From the line with "Recreate this image as a web" to the line with "el.style.transform = 'scaleX(' + SX + ')';", both lines included, set down exactly those lines, please, and no others.

Task input →

※

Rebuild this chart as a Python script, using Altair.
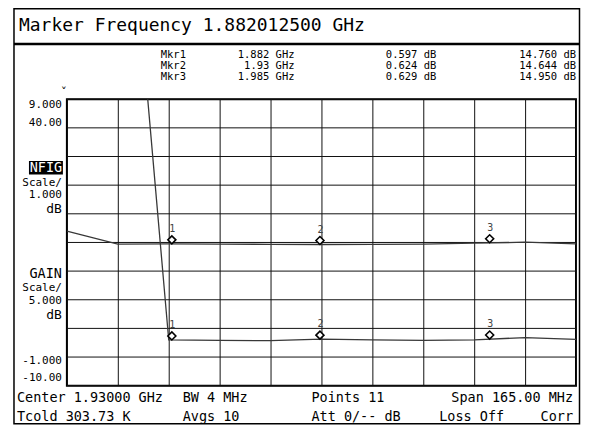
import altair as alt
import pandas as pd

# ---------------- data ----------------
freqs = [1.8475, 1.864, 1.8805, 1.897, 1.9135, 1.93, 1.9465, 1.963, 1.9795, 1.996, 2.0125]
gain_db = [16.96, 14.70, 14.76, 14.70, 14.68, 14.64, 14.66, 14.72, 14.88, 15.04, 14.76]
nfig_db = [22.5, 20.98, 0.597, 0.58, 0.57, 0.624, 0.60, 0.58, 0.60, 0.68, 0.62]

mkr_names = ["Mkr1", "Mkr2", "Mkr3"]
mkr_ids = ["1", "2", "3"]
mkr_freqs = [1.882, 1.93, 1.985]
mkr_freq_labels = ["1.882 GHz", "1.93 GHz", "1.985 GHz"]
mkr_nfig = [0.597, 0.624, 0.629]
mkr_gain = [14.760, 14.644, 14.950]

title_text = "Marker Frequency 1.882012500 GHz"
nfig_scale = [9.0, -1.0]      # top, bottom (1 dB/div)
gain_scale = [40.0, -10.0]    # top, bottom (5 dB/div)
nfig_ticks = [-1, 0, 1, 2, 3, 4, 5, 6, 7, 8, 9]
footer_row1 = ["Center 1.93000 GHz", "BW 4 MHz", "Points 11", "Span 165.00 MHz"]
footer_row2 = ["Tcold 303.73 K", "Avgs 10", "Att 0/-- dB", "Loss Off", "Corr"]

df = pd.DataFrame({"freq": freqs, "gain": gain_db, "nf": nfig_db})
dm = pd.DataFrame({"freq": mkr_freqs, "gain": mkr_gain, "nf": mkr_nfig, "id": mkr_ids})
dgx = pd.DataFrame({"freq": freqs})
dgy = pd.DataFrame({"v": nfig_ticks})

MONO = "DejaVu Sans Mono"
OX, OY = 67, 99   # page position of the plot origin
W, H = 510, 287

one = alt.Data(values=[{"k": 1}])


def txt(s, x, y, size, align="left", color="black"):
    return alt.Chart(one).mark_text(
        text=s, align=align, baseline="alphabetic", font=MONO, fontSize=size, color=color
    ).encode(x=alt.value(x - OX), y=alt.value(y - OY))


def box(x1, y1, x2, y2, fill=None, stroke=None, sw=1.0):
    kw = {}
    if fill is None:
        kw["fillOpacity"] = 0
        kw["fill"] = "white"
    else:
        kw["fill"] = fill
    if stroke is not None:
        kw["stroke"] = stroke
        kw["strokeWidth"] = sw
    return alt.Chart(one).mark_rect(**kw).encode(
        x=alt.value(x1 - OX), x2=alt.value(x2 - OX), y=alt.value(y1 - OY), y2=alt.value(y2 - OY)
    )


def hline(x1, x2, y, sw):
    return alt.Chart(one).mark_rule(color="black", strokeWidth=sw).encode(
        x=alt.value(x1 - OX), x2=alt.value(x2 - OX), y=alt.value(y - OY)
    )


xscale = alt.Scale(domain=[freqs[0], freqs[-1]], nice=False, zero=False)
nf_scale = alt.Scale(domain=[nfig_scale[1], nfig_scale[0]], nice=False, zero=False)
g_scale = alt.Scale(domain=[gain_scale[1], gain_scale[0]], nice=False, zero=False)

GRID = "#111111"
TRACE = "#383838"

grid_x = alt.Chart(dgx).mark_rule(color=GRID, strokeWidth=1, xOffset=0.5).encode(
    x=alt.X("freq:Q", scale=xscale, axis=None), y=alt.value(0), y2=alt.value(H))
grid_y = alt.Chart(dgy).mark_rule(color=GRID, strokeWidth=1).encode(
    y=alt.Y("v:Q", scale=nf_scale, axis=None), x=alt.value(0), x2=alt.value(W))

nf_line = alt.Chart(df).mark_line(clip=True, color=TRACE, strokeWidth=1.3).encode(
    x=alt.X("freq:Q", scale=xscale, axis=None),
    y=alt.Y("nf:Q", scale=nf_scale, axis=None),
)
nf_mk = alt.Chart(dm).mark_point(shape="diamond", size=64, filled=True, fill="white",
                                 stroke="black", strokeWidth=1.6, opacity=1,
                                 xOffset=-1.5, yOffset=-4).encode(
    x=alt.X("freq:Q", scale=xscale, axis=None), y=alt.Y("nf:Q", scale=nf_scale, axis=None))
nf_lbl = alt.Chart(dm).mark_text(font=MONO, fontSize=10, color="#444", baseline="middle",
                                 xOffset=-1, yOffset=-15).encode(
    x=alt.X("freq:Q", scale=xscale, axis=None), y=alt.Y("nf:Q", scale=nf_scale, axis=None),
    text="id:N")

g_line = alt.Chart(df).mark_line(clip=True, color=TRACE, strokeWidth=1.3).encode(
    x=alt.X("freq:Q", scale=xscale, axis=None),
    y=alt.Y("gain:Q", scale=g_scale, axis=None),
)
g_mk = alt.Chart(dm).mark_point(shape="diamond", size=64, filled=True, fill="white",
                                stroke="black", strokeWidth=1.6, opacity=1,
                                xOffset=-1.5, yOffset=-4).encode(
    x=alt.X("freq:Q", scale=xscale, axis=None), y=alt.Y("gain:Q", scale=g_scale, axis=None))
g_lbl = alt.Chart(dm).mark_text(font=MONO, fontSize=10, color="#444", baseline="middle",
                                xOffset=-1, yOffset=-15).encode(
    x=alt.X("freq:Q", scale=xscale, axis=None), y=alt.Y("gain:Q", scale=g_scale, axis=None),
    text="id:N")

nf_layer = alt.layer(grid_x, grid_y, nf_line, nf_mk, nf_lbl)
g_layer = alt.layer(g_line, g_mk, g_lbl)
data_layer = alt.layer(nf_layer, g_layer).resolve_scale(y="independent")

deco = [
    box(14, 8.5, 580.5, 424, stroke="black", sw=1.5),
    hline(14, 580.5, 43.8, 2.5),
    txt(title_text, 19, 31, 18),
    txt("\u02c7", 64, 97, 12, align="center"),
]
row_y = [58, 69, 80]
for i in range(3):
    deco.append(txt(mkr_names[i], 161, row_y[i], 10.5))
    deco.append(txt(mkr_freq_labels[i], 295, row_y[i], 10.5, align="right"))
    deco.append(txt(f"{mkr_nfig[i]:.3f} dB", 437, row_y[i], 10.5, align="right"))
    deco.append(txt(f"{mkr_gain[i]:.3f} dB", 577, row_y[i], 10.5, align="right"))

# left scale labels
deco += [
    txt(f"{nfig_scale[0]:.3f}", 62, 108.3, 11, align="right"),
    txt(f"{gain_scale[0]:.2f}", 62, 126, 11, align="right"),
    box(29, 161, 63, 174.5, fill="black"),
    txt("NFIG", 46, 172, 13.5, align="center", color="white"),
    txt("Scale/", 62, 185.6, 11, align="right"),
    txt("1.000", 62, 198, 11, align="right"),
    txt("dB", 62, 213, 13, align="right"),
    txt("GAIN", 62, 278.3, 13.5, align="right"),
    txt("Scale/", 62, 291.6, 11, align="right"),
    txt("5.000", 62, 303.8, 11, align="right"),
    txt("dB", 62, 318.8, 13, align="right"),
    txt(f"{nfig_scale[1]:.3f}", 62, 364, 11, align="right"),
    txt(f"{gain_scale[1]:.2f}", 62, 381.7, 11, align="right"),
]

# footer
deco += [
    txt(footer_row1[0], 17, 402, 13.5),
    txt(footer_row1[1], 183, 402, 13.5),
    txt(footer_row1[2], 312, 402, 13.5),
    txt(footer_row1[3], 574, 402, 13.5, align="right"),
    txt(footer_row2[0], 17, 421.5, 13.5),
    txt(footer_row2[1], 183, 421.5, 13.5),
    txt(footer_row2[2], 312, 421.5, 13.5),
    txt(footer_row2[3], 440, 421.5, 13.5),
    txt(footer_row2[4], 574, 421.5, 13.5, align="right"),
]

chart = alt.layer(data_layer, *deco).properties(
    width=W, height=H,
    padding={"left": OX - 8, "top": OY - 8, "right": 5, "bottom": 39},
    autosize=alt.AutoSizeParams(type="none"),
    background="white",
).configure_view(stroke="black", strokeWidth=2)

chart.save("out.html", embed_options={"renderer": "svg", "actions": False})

※

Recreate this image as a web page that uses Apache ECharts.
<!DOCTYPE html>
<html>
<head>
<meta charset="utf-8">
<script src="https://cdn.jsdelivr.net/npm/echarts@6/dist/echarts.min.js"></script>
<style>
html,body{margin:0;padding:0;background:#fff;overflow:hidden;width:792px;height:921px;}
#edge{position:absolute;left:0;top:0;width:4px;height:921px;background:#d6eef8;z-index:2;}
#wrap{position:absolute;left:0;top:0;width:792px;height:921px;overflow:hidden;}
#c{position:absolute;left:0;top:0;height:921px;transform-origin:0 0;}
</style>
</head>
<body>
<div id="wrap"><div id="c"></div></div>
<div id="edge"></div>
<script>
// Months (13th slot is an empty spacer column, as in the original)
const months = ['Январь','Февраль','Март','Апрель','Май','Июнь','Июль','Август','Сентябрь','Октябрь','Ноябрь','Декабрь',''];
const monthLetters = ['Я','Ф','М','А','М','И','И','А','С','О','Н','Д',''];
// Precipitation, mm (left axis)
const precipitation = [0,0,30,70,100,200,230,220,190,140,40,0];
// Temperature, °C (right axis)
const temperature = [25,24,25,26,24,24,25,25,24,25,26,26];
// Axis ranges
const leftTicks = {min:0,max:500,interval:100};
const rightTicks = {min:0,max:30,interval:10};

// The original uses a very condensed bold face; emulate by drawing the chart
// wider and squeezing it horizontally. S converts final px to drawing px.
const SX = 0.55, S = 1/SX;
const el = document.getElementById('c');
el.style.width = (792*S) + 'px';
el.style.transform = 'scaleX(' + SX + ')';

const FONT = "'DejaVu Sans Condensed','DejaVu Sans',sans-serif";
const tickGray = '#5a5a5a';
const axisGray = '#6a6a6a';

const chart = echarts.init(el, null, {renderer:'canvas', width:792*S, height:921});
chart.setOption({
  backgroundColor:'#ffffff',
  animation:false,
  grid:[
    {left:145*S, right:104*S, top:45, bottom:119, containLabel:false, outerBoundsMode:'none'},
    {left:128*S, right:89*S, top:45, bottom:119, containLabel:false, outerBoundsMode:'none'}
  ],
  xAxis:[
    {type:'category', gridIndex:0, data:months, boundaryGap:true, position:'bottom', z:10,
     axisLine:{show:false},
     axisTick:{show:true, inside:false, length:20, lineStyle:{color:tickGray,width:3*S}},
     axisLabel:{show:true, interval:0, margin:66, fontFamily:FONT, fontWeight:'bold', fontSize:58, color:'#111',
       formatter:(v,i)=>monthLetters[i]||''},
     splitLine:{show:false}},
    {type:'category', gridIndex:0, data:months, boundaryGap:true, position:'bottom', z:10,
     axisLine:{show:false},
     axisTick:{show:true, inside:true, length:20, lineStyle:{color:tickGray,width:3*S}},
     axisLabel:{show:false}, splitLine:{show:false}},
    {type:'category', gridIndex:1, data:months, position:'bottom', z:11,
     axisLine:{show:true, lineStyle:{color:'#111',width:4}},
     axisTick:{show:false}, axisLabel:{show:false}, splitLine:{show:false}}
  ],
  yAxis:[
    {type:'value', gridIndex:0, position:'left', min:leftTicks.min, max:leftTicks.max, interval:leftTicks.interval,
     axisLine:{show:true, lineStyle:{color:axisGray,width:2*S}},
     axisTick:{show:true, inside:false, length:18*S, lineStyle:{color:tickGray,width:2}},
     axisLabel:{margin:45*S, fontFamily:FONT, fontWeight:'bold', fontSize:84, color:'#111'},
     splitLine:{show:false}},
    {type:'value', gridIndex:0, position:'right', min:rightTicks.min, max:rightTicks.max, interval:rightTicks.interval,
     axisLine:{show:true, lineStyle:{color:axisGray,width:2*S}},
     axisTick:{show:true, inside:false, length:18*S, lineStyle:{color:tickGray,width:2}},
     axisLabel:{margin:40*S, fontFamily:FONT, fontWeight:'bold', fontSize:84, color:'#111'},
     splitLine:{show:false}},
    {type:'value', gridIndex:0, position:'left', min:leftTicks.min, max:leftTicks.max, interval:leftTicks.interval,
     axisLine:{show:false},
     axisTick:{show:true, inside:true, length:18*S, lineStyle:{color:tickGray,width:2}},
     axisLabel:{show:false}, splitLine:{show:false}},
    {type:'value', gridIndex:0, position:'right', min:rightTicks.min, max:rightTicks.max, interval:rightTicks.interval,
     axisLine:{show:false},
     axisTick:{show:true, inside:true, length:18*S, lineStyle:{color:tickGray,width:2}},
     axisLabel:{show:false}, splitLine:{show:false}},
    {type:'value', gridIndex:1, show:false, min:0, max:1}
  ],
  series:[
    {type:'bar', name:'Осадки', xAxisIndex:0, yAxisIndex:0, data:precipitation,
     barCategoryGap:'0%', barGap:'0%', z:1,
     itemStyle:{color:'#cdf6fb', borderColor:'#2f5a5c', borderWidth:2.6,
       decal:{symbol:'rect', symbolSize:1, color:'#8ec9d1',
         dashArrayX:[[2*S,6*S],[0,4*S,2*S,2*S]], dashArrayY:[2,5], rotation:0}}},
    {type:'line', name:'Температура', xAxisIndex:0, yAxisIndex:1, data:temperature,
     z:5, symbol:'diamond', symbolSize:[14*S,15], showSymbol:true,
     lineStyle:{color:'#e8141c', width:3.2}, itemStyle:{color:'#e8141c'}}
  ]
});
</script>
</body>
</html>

※

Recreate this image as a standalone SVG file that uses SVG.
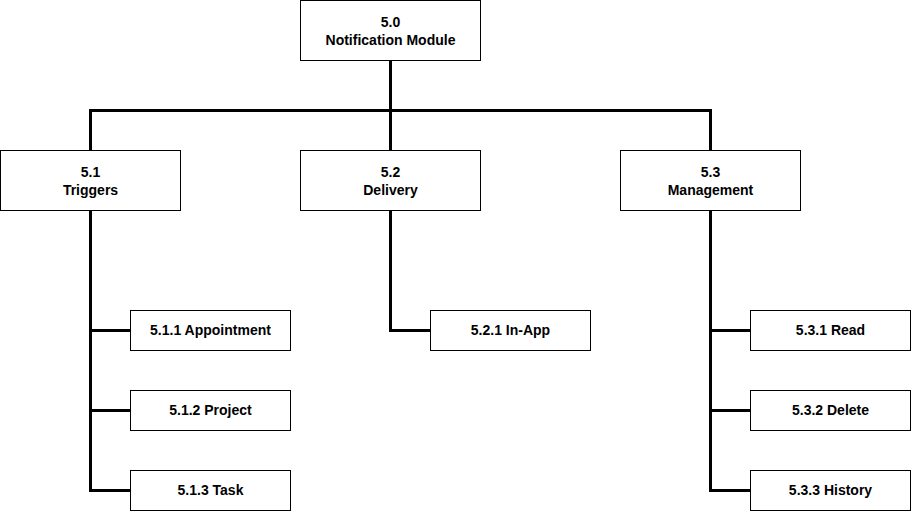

※

Solution to the exercise →
Recreate this image as a web page that uses Apache ECharts.
<!DOCTYPE html>
<html>
<head>
<meta charset="utf-8">
<script src="https://cdn.jsdelivr.net/npm/echarts@6/dist/echarts.min.js"></script>
<style>
html,body{margin:0;padding:0;background:#fff;overflow:hidden;width:792px;height:921px;}
#edge{position:absolute;left:0;top:0;width:4px;height:921px;background:#d6eef8;z-index:2;}
#wrap{position:absolute;left:0;top:0;width:792px;height:921px;overflow:hidden;}
#c{position:absolute;left:0;top:0;height:921px;transform-origin:0 0;}
</style>
</head>
<body>
<div id="wrap"><div id="c"></div></div>
<div id="edge"></div>
<script>
// Months (13th slot is an empty spacer column, as in the original)
const months = ['Январь','Февраль','Март','Апрель','Май','Июнь','Июль','Август','Сентябрь','Октябрь','Ноябрь','Декабрь',''];
const monthLetters = ['Я','Ф','М','А','М','И','И','А','С','О','Н','Д',''];
// Precipitation, mm (left axis)
const precipitation = [0,0,30,70,100,200,230,220,190,140,40,0];
// Temperature, °C (right axis)
const temperature = [25,24,25,26,24,24,25,25,24,25,26,26];
// Axis ranges
const leftTicks = {min:0,max:500,interval:100};
const rightTicks = {min:0,max:30,interval:10};

// The original uses a very condensed bold face; emulate by drawing the chart
// wider and squeezing it horizontally. S converts final px to drawing px.
const SX = 0.55, S = 1/SX;
const el = document.getElementById('c');
el.style.width = (792*S) + 'px';
el.style.transform = 'scaleX(' + SX + ')';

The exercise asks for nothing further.